Elogiar o cumprimento das tarefas
Para
a prover a formação de professores, algumas igrejas utilizagem a Classe de
Professores Permanente, algumas vezes antes do horário da EBD, outras vezes por
revezamento de professor titular e auxiliar durante o horário da EBD. Depois de
algum tempo esse sistema se torna cansativo e ineficaz. Quero sugerir a
promoção de um curso para professores com um currículo elaborado a partir das
necessidades identificadas na avaliação ou individualmente. O importante é que
o curso tenha uma duração definida e não muito extensa (três meses), que tenha
o assunto bem delimitado, que seja em horário adequado para a maioria dos
professores. Ao final, o professor deve receber um certificado num momento
especial, diante de toda igreja.
4.Promover:
a.Carta
aos faltosos e membros da igreja que não são alunos, convidando para novos
cursos, classes ou projetos que foram planejados.
b.
Cartazes, faixas, mural da EBD, boletim da EBD, etc.
c.
Anúnicios em rádio
d.
Promoção de eventos: Congresso da EBD, culto sob a direção da EBD com ênfase no
Estudo Bíblico; Dia da Bíblia, Acampamentos, etc.
5.
AVALIAR:
Não
haveria razão de escrever este artigo, caso os educadores e pastores, tivessem
o hábito de avaliar permanentemente.

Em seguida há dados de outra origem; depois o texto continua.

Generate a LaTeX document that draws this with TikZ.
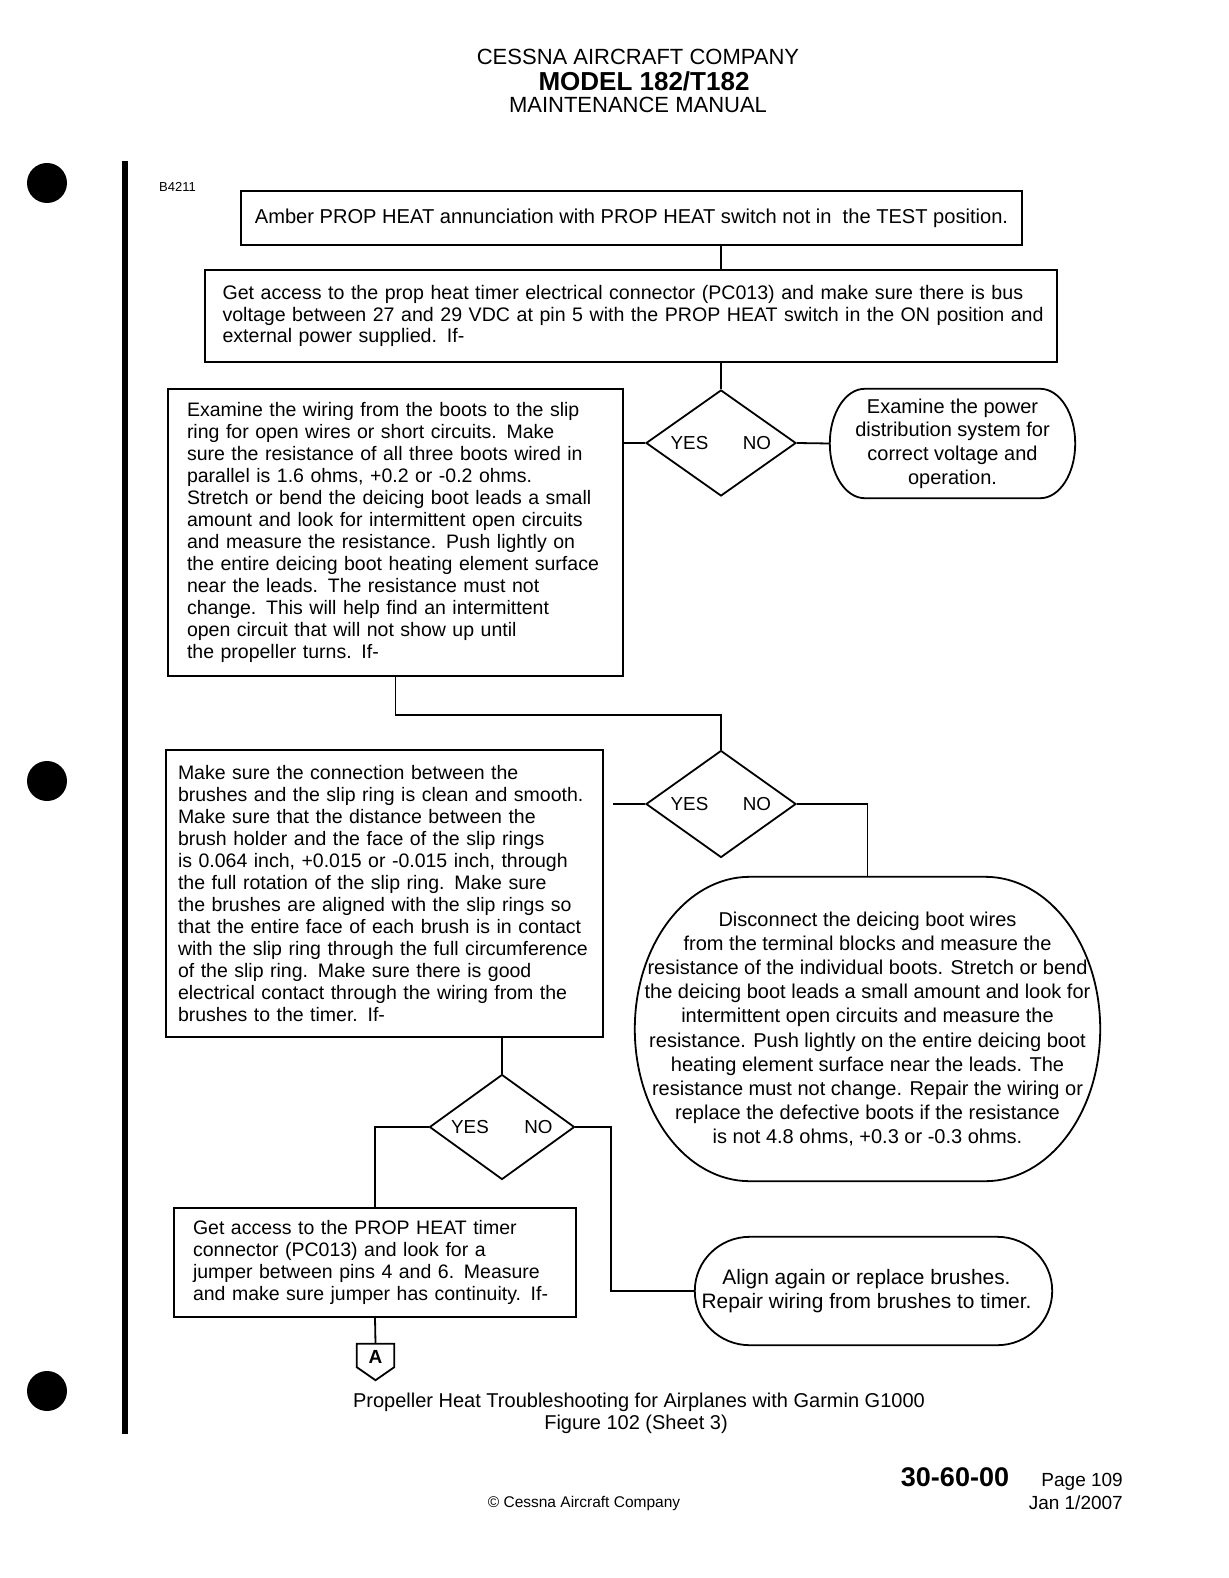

Por melhor que seja o projeto a ser
experimentado, deve ser avaliado.Alguns poucos educadores já descobriram esse
caminho e estão promovendo mudanças significativas em seu sistema de ensino
bíblico.
Vivemos um momento
de transição muito importante. Queremos romper que a Escola Bíblica
Tradicional, mas ainda não encontramos soluções para todos os problemas. Uma
coisa é certa: não existe uma proposta modelo de EBD que atenda a todas as
igrejas. Mais interessante do que isso, seria a existência de vários modelos de
EBD, que nos servissem de motivação para elaborarmos uma proposta adequada para
nossa realidade. Estamos nesta direção!